Wednesday, June 20, 2012

A Different View


Once again my day in the office was spent transcribing tapes. All the information seems to be running together and is getting more and more repetitive by the day, but will become useful during analysis and writing of my research report. Today I also finalized my personal research project. I will be using the data gathered from the focus group discussions with farmers in Taita and compare that with a focus group discussion I plan on conducting with head of households in a local slum (Huruma) to see how climate change is impacting the two differently with a focus on their food security. My questions are written for the focus group discussion in Huruma, now it is time to get everything solidified, chiefs informed, and people to come. Tomorrow, I will go to Huruma with Sarah and Fabian to, hopefully, talk with the chief of the area and get a day set up for the meeting. There is so much planning that has to go into a simple two hour meeting with a village. Not only do I have to organize everything through the chief, but I was informed today there is a cost factor in holding such a meeting. I need to pay for a security guard, and in order to get people to attend, I need to be prepared to provide them with sodas. I just hope the chief agrees to let me proceed and notifies his people, or else it’s back to square one.

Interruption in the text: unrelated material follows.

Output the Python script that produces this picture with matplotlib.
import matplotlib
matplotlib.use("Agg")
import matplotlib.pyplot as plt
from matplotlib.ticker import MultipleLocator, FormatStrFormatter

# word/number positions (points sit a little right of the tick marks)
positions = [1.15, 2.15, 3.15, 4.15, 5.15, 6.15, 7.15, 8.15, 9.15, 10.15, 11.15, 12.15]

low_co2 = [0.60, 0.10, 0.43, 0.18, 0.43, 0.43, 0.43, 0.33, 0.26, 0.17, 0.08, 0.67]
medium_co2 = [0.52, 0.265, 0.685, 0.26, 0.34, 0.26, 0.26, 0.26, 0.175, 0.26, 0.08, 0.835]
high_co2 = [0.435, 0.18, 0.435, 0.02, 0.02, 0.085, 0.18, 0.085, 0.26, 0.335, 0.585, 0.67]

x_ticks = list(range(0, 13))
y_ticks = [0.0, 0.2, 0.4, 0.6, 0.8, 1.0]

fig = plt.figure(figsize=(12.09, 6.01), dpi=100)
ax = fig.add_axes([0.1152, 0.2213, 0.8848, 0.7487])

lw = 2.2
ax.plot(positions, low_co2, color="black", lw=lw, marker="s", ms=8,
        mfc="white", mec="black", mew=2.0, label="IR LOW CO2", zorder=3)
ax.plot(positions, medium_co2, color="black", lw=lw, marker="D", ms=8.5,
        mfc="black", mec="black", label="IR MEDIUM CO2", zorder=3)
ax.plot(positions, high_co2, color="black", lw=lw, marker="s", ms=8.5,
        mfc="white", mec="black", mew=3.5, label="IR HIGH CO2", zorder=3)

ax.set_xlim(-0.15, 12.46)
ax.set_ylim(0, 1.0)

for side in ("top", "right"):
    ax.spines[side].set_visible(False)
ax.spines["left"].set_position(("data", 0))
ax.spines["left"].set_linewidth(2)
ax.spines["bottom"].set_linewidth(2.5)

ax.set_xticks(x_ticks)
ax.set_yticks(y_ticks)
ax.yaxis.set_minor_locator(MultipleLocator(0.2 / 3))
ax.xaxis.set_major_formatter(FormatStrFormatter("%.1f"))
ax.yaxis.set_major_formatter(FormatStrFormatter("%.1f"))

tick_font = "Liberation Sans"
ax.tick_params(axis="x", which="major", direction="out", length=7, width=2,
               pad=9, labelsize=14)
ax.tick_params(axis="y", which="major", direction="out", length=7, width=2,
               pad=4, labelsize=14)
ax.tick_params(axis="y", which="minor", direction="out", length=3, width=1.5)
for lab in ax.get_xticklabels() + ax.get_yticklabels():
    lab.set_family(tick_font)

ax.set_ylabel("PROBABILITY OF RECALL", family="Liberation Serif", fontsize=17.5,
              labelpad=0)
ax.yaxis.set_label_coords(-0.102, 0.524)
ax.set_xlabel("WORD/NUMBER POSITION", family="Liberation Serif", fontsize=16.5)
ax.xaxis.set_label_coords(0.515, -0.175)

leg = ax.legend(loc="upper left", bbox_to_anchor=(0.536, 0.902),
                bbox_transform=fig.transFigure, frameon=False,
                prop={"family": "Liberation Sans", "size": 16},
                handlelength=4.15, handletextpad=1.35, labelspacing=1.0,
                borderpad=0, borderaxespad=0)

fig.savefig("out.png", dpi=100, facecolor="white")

Sarah, Karen, and I went out for lunch today. The Guest House food seems to get pretty repetitive, so we went to Navais, the local grocery store, and bought lunch there. The set up was similar to any grocery store cafĂ© found in the States. I purchased some spaghetti and ice cream. Sarah and Karen laughed at me for ordering ice cream in their winter. Little do they know, the current temperatures are far from cold. (It is in the upper 50’s in Kenya right now.) We also grabbed some local produce of tangerines and avocados to add to our feast. The food was quite tasty.

The support from my family and friends while I am here really makes a difference. When I said I was leaving for Kenya, people started telling me of people they knew in the area—these connections could be quite convoluted but anyone willing to take me in was appreciated. One of my cousin’s friends, Becky, is in Kenya for the summer. Since the nights here can be pretty lonely, Becky and her roommate, Mandi, invited me for dinner and movies at their place. The transportation put a small bump in the road. Becky and Mandi live about forty minutes from icipe in Kilimani. Daisy, a fellow colleague, lives near there too so could drop me off on her way home; however, I would have no ride back. Hearing this, Daisy offered for me to just spend the night at her house, a gesture usually not found in the United States to someone you had just met a few weeks ago. I took up the offer and met Becky and Mandi at a Javahouse in Kilimani.

Daisy warned me the traffic to get there would take us at least an hour. Sure enough, when we got to the city center we were at a standstill. While sitting, waiting for the cars in front of us to move, young boys came to the windows of the car and begged for money. I find it so hard to shake my head at such sad and depressed eyes. Daisy told me most of the kids were homeless because they were orphaned or had run away from home. She said at one point in the past if people didn’t give them money they would throw things at your car. The government soon put a stop to the practice, but the kids are back. We also drove by the house of the President of Kenya. Unlike the White House, the fence seemed easy to climb over and the security seemed weak for such an important figure. This side of Nairobi was also very different from where I am staying. I am not going to classify the area as wealthy, because it was far from the luxuries one would see in the United States, but the people living in this area were clearly better off.

Becky and Mandi are college students spending their summer in Nairobi on a water/community health project. Their work sounded pretty interesting. They seem to be tacking onto a bunch of other projects occurring to be able to collect their data. The Javahouse food was very good as well. I ate garlic bread and cheese; the much missed cheese tasted wonderful again. Once we had finished eating we starting walking back to their place. The time was only about seven, but with it being winter in Nairobi, darkness had fallen. We walked briskly back, making no eye contact and refusing any offered Matatu rides. At their apartment I watched an episode of “Downton Abbey”. The night was really nice. It felt nice being around people my own age and just having fun. Hopefully I will be able to hang out with them again soon.

Daisy picked me up from there and we headed to her residence. Due to the overcrowding of Nairobi, the smallest sizes of land of are of high value and cost. Therefore, a well-off family who would probably live in a four bedroom house in the states lives in an apartment in Nairobi. Daisy’s family’s residence was very nice. Her family welcomed me into their house as if I was a long lost friend. Everyone here seems to be so welcoming to me. I know this is partly cultural, but it has made settling in a lot easier. When headed to sleep I asked where I on the floor I should sleep. She looked at me as if I was crazy. Kenyans never let their guests sleep on the floor. Daisy said, “If you don’t take my bed, my dad will kill me.” I took the bed and after a long day of activities, fell immediately asleep.